Since coming to power in a 2020 coup, Mali’s military rulers have promised a fairer distribution of revenue from the country’s foreign-dominated mining industry.
The court issued another warrant on the same day for Cheikh Abass Coulibaly, the Malian managing director of the Loulo-Gounkoto gold mining complex.
He was accused of the same alleged offences, according to the same sources.
Together with the Malian state, Barrick Gold owns the open-pit Loulo-Gounkoto site in the country’s west, one of the world’s largest gold mines.
The Canadian firm owns 80%, with Mali retaining the rest.
The exact allegations against Barrick Gold are not known.
The dispute concerns “the state’s share of the economic benefits generated by the complex”, the company said in a statement in late November.
Higher stakes
Despite being one of the leading gold producers in Africa, Mali is one of the poorest countries in the world.
In recent months foreign miners have come under pressure from the military authorities, which have sought to increase their control of the lucrative mineral sector.
The West African state is embroiled in a political, security and economic crisis, and since 2012 has been battling jihadists linked to Al-Qaeda and the Islamic State group, as well as a separatist insurgency in the north.
Gold mining provides a quarter of the national budget, three-quarters of export earnings and 10% of Mali’s economic output.
The increased pressure on foreign companies has coincided with the junta’s strategic pivot toward Russia and away from former colonial ruler France.

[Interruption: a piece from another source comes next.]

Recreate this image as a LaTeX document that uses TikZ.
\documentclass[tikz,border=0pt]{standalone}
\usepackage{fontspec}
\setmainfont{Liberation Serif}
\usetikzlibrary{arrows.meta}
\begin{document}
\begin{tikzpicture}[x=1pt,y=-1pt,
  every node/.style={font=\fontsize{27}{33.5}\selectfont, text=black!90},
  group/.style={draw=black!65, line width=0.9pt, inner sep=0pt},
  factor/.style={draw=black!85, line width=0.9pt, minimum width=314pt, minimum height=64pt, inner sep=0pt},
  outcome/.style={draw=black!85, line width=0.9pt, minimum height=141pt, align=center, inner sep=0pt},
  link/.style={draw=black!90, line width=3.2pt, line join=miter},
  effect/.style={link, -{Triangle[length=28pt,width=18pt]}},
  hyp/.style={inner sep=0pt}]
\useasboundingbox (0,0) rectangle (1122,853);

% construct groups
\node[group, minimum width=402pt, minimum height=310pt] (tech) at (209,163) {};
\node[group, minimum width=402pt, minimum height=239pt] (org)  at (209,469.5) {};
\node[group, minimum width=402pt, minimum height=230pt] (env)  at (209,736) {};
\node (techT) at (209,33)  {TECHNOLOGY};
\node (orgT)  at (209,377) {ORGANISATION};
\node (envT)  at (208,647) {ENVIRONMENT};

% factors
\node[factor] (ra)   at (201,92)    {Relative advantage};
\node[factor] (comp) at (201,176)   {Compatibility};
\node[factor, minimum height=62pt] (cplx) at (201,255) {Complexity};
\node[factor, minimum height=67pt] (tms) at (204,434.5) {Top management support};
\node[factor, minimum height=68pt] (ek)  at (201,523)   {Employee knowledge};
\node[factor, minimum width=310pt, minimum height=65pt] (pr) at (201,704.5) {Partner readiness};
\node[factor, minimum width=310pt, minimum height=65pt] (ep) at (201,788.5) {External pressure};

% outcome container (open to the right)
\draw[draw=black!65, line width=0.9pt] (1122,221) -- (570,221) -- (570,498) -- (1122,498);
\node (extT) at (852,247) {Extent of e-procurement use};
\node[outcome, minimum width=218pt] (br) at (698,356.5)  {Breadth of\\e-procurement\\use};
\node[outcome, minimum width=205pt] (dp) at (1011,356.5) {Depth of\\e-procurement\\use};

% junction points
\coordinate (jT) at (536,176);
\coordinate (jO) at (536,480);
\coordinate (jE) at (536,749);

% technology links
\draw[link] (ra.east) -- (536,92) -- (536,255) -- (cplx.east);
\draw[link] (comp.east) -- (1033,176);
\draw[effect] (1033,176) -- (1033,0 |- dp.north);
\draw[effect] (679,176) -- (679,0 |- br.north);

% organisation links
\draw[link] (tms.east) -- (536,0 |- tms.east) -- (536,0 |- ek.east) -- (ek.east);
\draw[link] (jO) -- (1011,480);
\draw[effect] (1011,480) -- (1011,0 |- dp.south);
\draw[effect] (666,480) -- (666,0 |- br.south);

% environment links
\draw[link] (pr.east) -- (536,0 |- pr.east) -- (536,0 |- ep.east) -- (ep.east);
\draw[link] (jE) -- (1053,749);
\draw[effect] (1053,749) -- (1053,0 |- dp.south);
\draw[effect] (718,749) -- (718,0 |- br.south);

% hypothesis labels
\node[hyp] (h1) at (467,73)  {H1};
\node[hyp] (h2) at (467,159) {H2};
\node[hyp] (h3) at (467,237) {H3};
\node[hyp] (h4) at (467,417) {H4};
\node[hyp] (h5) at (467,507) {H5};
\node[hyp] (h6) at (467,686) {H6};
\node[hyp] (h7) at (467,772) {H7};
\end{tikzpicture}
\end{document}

On Wednesday, Mali announced a series of decrees increasing the state’s stake in various gold and lithium mining ventures.
Used in the manufacture of electric batteries, lithium’s strategic importance has grown as a result of its importance to the world’s transition to a low-carbon economy.
The Malian state will take a 30% stake in the Bougouni and Goulamina lithium mines in the country’s south, according to a Council of Ministers press release, with a 5% stake going to private Malian companies.
Those will be operated by British miner Kodal Minerals and Chinese company Ganfeng Lithium respectively, the statement added.
Mali will also take a 30% stake in the Korali-Sud gold deposit in the west and a 20% stake in the Nampala gold mine in the south, operated by Barrick Gold’s fellow Canadians Allied Gold and Robex respectively.
Those acquisitions were made possible by a new mining code adopted in August 2023 allowing the state to take a stake of up to 30% in new ventures.
The reform also abolished tax exemptions granted to companies during the mining process.